> **Task to carry out**
Look for the string "chart" in the lines and copy each line that has it.

> **Given data**
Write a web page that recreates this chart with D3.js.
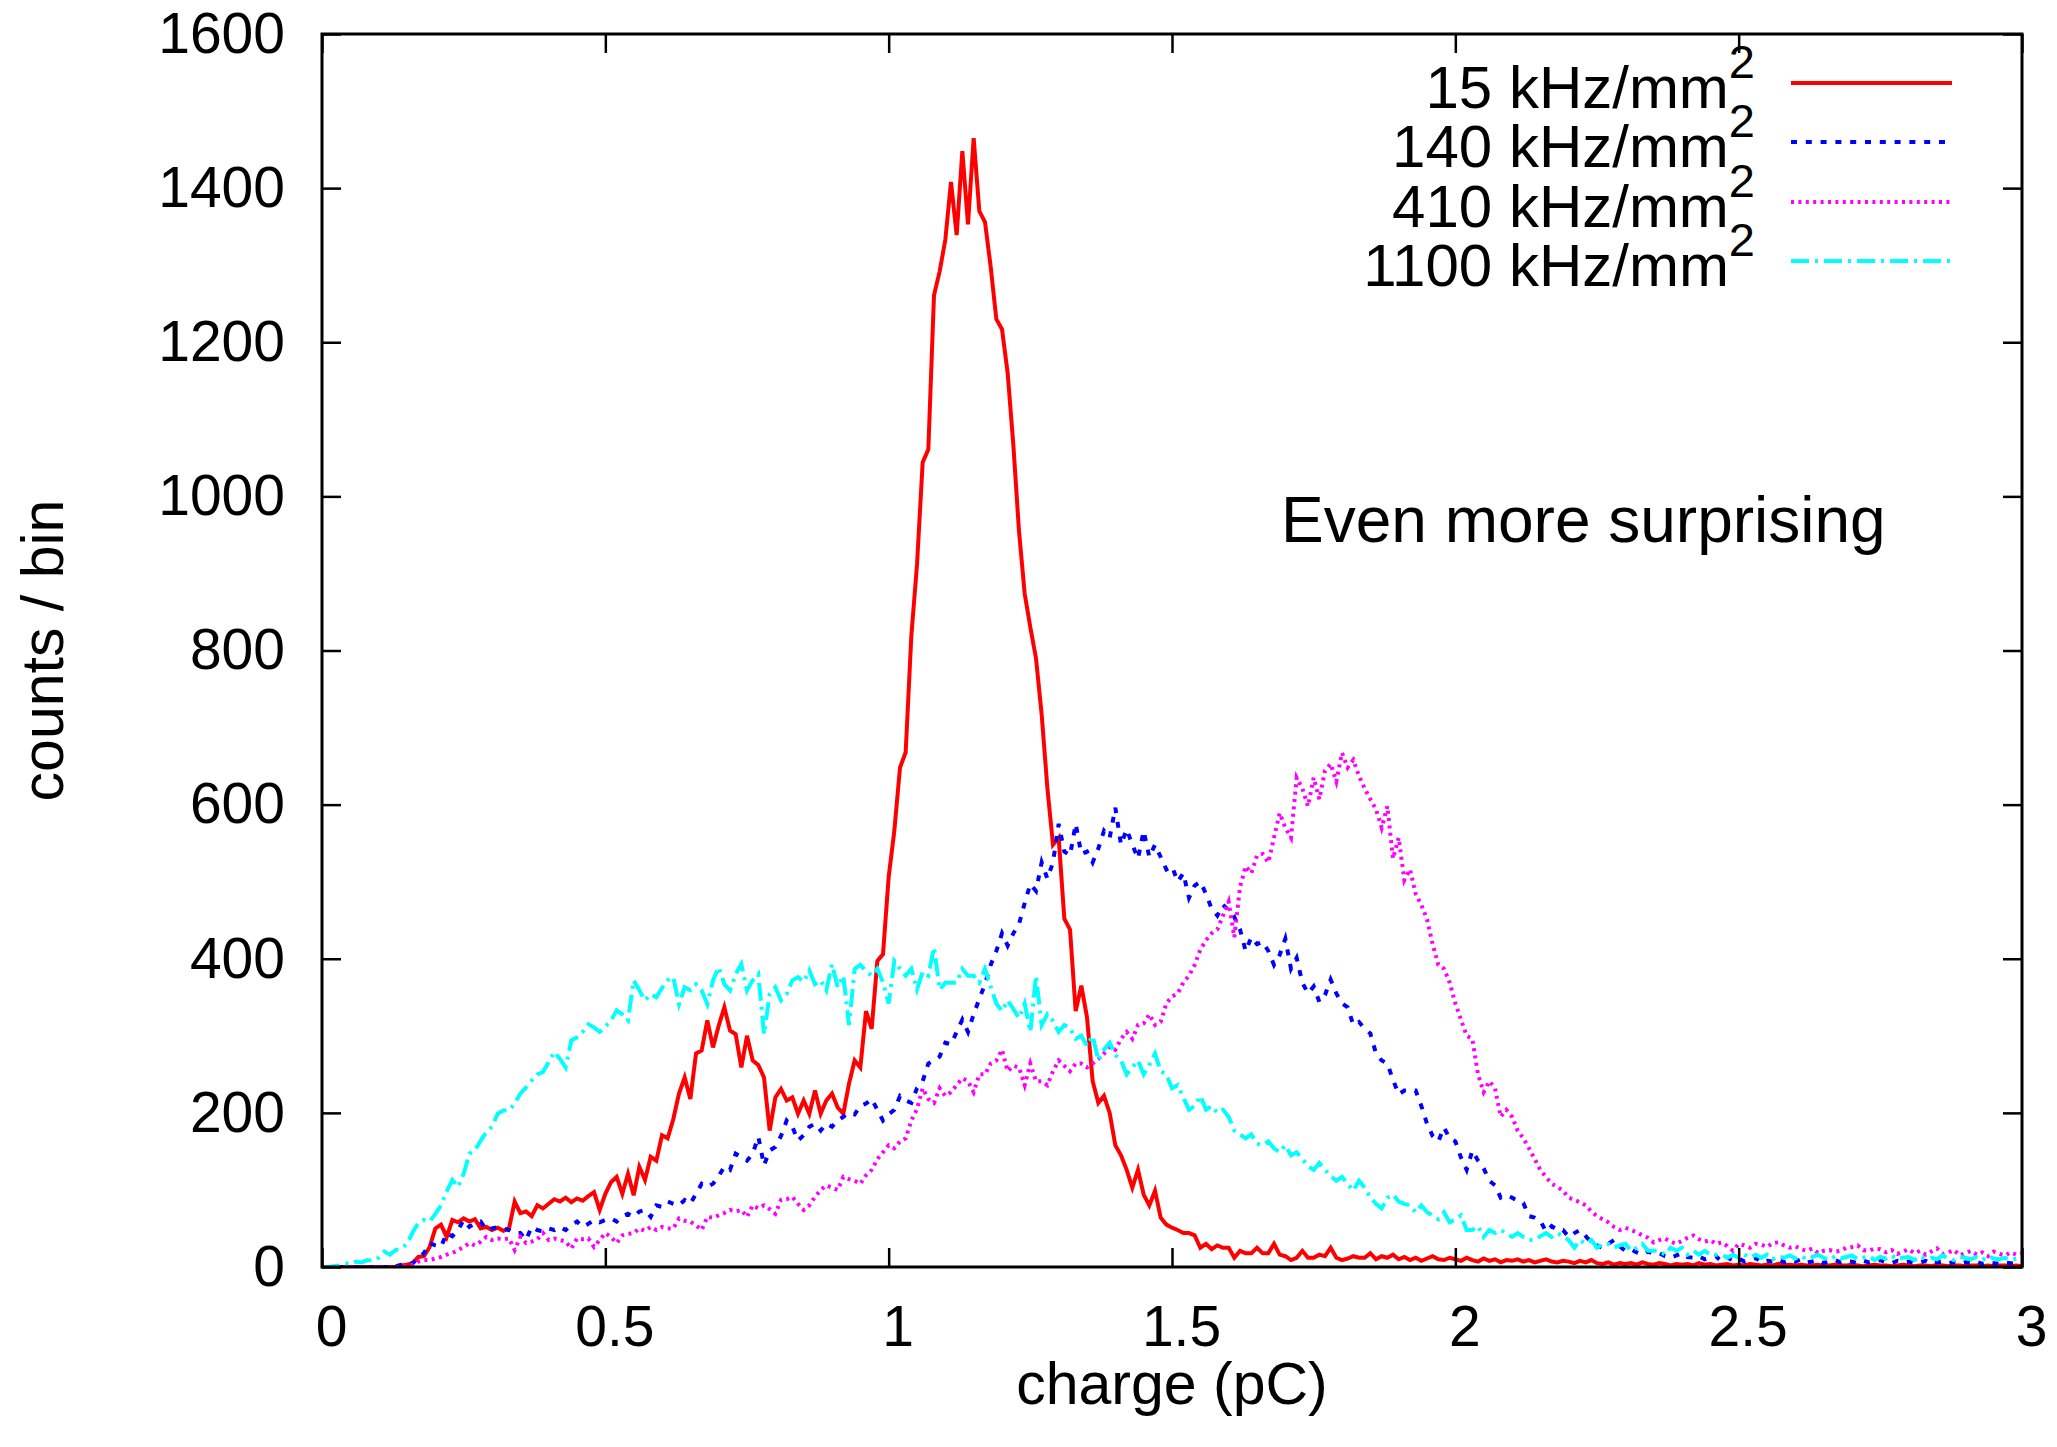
<!DOCTYPE html>
<html><head><meta charset="utf-8">
<script src="https://cdn.jsdelivr.net/npm/d3@7"></script>
<style>
body{margin:0;background:#fff}
svg text{font-family:"Liberation Sans",Arial,Helvetica,sans-serif;fill:#000}
</style>
</head><body>
<svg id="chart" width="2057" height="1447"></svg>
<script>
// histogram bins: first bin centre and bin width (pC)
const binStart = 0, binWidth = 0.01;

const red15 = [
0,0,0,0,0,0,0,0,0,0,
0,0,0,0,2,3,5,13,14,26,
50,55,39,61,58,63,59,62,50,52,
48,51,47,50,85,70,72,66,80,76,
82,88,85,90,84,89,86,92,97,74,
95,110,117,95,121,93,130,113,143,138,
171,167,192,225,246,218,277,281,320,285,
313,337,307,302,259,300,268,262,246,177,
220,231,216,220,199,216,199,229,199,216,
225,207,199,238,268,259,332,309,397,406,
506,566,648,668,819,911,1044,1061,1261,1292,
1333,1408,1339,1448,1353,1465,1370,1356,1298,1230,
1217,1160,1067,955,874,830,790,717,622,548,
557,452,438,332,365,324,241,213,222,200,
158,145,126,103,126,94,80,99,64,55,
51,48,44,44,41,25,30,23,28,25,
25,12,21,18,18,25,18,18,30,16,
14,9,12,21,12,12,16,14,25,12,
9,11,14,12,12,18,10,14,12,16,
10,13,9,12,8,11,14,10,9,12,
10,8,12,9,7,11,8,10,6,9,
8,10,7,9,6,8,10,7,6,8,
7,5,8,6,9,5,4,6,3,5,
4,5,3,6,4,3,5,4,2,4,
3,4,2,5,3,4,2,3,4,2,
3,2,4,3,2,3,2,4,2,3,
2,3,2,2,3,1,2,3,2,2,
3,2,1,2,3,2,2,1,2,3,
2,1,2,2,1,3,2,1,2,2,
1,2,2,1,2,1,2,2,1,2,
1];

const blue140 = [
0,0,0,0,0,0,0,0,0,0,
0,0,0,1,3,3,5,12,18,31,
28,26,44,40,48,61,52,57,59,48,
50,52,50,48,44,44,35,52,48,46,
50,48,52,48,55,59,52,56,61,58,
61,63,59,66,69,65,72,74,65,80,
78,85,82,80,87,82,95,108,104,108,
118,130,126,147,143,138,147,169,132,151,
156,170,190,182,164,171,182,186,177,186,
182,190,195,200,198,209,212,218,204,190,
198,204,222,216,213,232,241,264,268,273,
291,289,305,321,305,328,348,367,392,410,
433,417,433,445,472,497,488,525,504,525,
575,539,534,575,536,539,525,543,566,557,
596,548,568,548,530,566,532,548,532,516,
520,500,511,479,495,500,484,465,456,470,
463,454,438,410,428,419,422,410,392,405,
426,387,401,369,355,364,344,353,373,355,
342,337,314,318,309,303,277,268,264,243,
224,229,229,229,209,186,170,163,181,167,
163,142,126,151,138,128,112,106,90,93,
90,86,83,66,64,60,46,53,48,48,
39,44,48,40,32,28,25,30,35,27,
21,23,19,16,20,17,18,14,12,15,
18,13,12,14,10,12,14,7,12,9,
11,7,9,12,6,8,7,10,6,9,
7,10,6,7,9,5,8,9,6,8,
7,5,8,6,7,9,6,5,8,6,
7,5,6,8,4,6,7,5,6,4,
6,5,7,4,6,5,4,6,5,4,
5];

const magenta410 = [
0,0,0,0,0,0,0,0,0,0,
0,0,0,0,0,1,3,7,9,9,
11,13,16,18,22,26,31,28,33,39,
35,37,36,37,22,39,31,33,36,44,
35,37,35,33,24,37,36,37,26,35,
44,39,31,41,43,44,50,47,52,48,
52,50,50,63,60,59,54,48,65,64,
67,70,74,72,74,65,80,76,80,75,
69,87,88,91,82,74,80,91,100,106,
103,100,117,114,112,108,119,126,140,149,
158,154,163,167,190,205,232,218,213,232,
222,227,236,245,241,227,250,250,264,268,
282,254,261,259,236,264,241,241,236,254,
268,261,254,264,264,259,264,270,277,286,
282,296,305,296,314,316,328,314,318,342,
351,355,369,378,392,412,424,433,438,456,
474,428,493,520,511,534,536,525,557,589,
570,557,635,621,598,635,607,644,653,630,
667,648,658,637,621,607,594,570,598,530,
557,502,516,484,470,451,419,392,387,369,
342,321,300,296,250,227,241,232,195,204,
195,177,167,154,140,126,117,108,104,99,
90,87,84,80,72,66,62,58,52,48,
51,48,45,41,38,32,35,37,33,30,
34,38,41,36,33,35,30,32,27,21,
30,28,25,30,29,26,31,32,28,25,
27,23,21,24,18,21,22,20,21,25,
26,28,22,21,24,23,19,22,17,20,
23,18,21,16,20,24,17,19,22,15,
18,21,16,19,14,20,17,15,19,16,
18];

const cyan1100 = [
0,0,1,2,5,4,7,6,9,8,
12,20,16,22,24,30,45,57,61,59,
69,80,98,113,104,121,147,151,164,175,
182,199,203,203,212,225,233,242,250,253,
266,279,270,259,294,298,305,315,311,305,
312,320,333,328,320,372,359,346,354,350,
362,372,376,341,363,359,367,359,341,372,
389,367,359,380,393,359,372,380,302,354,
363,346,354,372,376,370,385,367,372,359,
393,363,378,314,387,392,384,378,387,369,
342,397,387,378,387,360,383,378,415,360,
369,369,369,387,378,378,369,387,364,342,
332,346,335,323,342,305,378,314,328,319,
305,314,310,296,300,287,300,268,282,291,
275,268,250,259,268,250,262,277,254,250,
232,236,220,204,209,222,204,209,200,204,
195,177,172,167,172,160,158,163,154,149,
158,145,149,140,131,126,135,126,118,112,
117,108,99,112,103,90,82,76,90,94,
85,82,80,71,80,71,67,62,71,58,
62,67,48,48,53,39,48,44,48,44,
39,44,39,35,35,40,44,39,44,40,
35,25,35,30,35,25,30,30,25,28,
30,21,25,30,21,21,21,16,25,21,
25,16,21,16,21,16,16,16,12,16,
12,16,12,16,12,16,10,14,12,15,
11,14,10,13,16,12,9,14,11,13,
15,10,12,14,9,13,11,15,10,12,
13,9,14,11,12,10,15,11,9,13,
12,10,13,9,14,11,10,12,9,11,
12];

const seriesLabels = ["15 kHz/mm", "140 kHz/mm", "410 kHz/mm", "1100 kHz/mm"];
const seriesValues = [red15, blue140, magenta410, cyan1100];
const seriesColors = ["#ff0000", "#0000ff", "#ff00ff", "#00ffff"];
const seriesDash = [null, "6,8.8", "3,4.4", "18,6,3,6"];

const xTicks = [0, 0.5, 1, 1.5, 2, 2.5, 3];
const xTickLabels = ["0", "0.5", "1", "1.5", "2", "2.5", "3"];
const yTicks = [0, 200, 400, 600, 800, 1000, 1200, 1400, 1600];
const yTickLabels = ["0", "200", "400", "600", "800", "1000", "1200", "1400", "1600"];
const xTitle = "charge (pC)";
const yTitle = "counts / bin";
const annotation = "Even more surprising";

const m = {left: 322, right: 2022, top: 34, bottom: 1267};
const svg = d3.select("#chart");

const x = d3.scaleLinear().domain([0, 3]).range([m.left, m.right]);
const y = d3.scaleLinear().domain([0, 1600]).range([m.bottom, m.top]);

svg.append("defs").append("clipPath").attr("id", "clip")
  .append("rect").attr("x", m.left).attr("y", m.top)
  .attr("width", m.right - m.left).attr("height", m.bottom - m.top);

// data lines
const line = d3.line().x(d => x(d[0])).y(d => y(d[1]));
const gLines = svg.append("g").attr("clip-path", "url(#clip)");
seriesValues.forEach((vals, k) => {
  const pts = vals.map((v, i) => [binStart + i * binWidth, v]);
  gLines.append("path").datum(pts)
    .attr("d", line)
    .attr("fill", "none")
    .attr("stroke", seriesColors[k])
    .attr("stroke-width", 4)
    .attr("stroke-linejoin", "miter")
    .attr("stroke-linecap", "butt")
    .attr("stroke-dasharray", seriesDash[k]);
});

// axes (inward ticks, mirrored)
const tickLen = 19;
function styleAxis(g) {
  g.select(".domain").remove();
  g.selectAll(".tick line").attr("stroke", "#000").attr("stroke-width", 2.5);
  g.selectAll(".tick text").attr("font-size", 57).attr("fill", "#000")
    .style("font-family", '"Liberation Sans",Arial,Helvetica,sans-serif');
}
svg.append("g").attr("transform", `translate(0,${m.bottom})`)
  .call(d3.axisBottom(x).tickValues(xTicks).tickSize(-tickLen).tickPadding(39)
    .tickFormat((d, i) => xTickLabels[i]))
  .call(styleAxis)
  .call(g => g.selectAll(".tick text").attr("x", 9));
svg.append("g").attr("transform", `translate(0,${m.top})`)
  .call(d3.axisTop(x).tickValues(xTicks).tickSize(-tickLen).tickFormat(""))
  .call(styleAxis);
svg.append("g").attr("transform", `translate(${m.left},0)`)
  .call(d3.axisLeft(y).tickValues(yTicks).tickSize(-tickLen).tickPadding(37)
    .tickFormat((d, i) => yTickLabels[i]))
  .call(styleAxis);
svg.append("g").attr("transform", `translate(${m.right},0)`)
  .call(d3.axisRight(y).tickValues(yTicks).tickSize(-tickLen).tickFormat(""))
  .call(styleAxis);

// frame
svg.append("rect").attr("x", m.left).attr("y", m.top)
  .attr("width", m.right - m.left).attr("height", m.bottom - m.top)
  .attr("fill", "none").attr("stroke", "#000").attr("stroke-width", 3);

// axis titles
svg.append("text").attr("x", (m.left + m.right) / 2).attr("y", 1404)
  .attr("text-anchor", "middle").attr("font-size", 59).text(xTitle);
svg.append("text").attr("transform", `translate(63,${(m.top + m.bottom) / 2}) rotate(-90)`)
  .attr("text-anchor", "middle").attr("font-size", 59).text(yTitle);

// annotation
svg.append("text").attr("x", 1281).attr("y", 542)
  .attr("font-size", 64).text(annotation);

// legend
const legY = [83, 142, 202, 261];
seriesLabels.forEach((lab, k) => {
  const t = svg.append("text").attr("x", 1755).attr("y", legY[k] + 25)
    .attr("text-anchor", "end").attr("font-size", 60);
  t.append("tspan").text(lab);
  t.append("tspan").attr("font-size", 47).attr("dy", -30).text("2");
  svg.append("line").attr("x1", 1791).attr("x2", 1952)
    .attr("y1", legY[k]).attr("y2", legY[k])
    .attr("stroke", seriesColors[k]).attr("stroke-width", 4)
    .attr("stroke-dasharray", seriesDash[k]);
});
</script>
</body></html>
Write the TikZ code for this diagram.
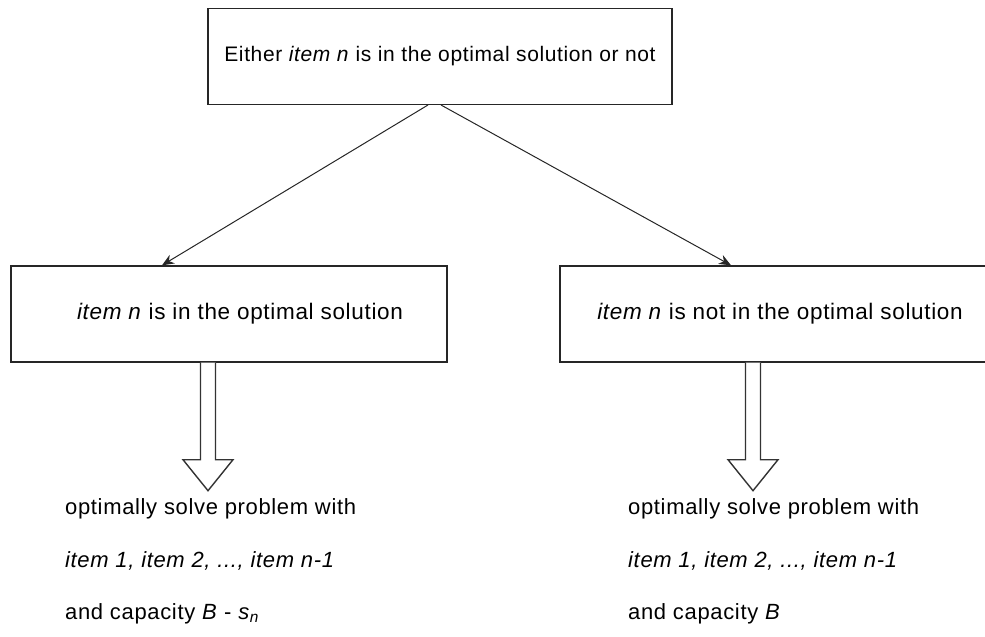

> **Exercise answer**
Write a web page that recreates this chart with D3.js.
<svg id="chart" width="2057" height="1447"></svg>
const svg = d3.select("#chart");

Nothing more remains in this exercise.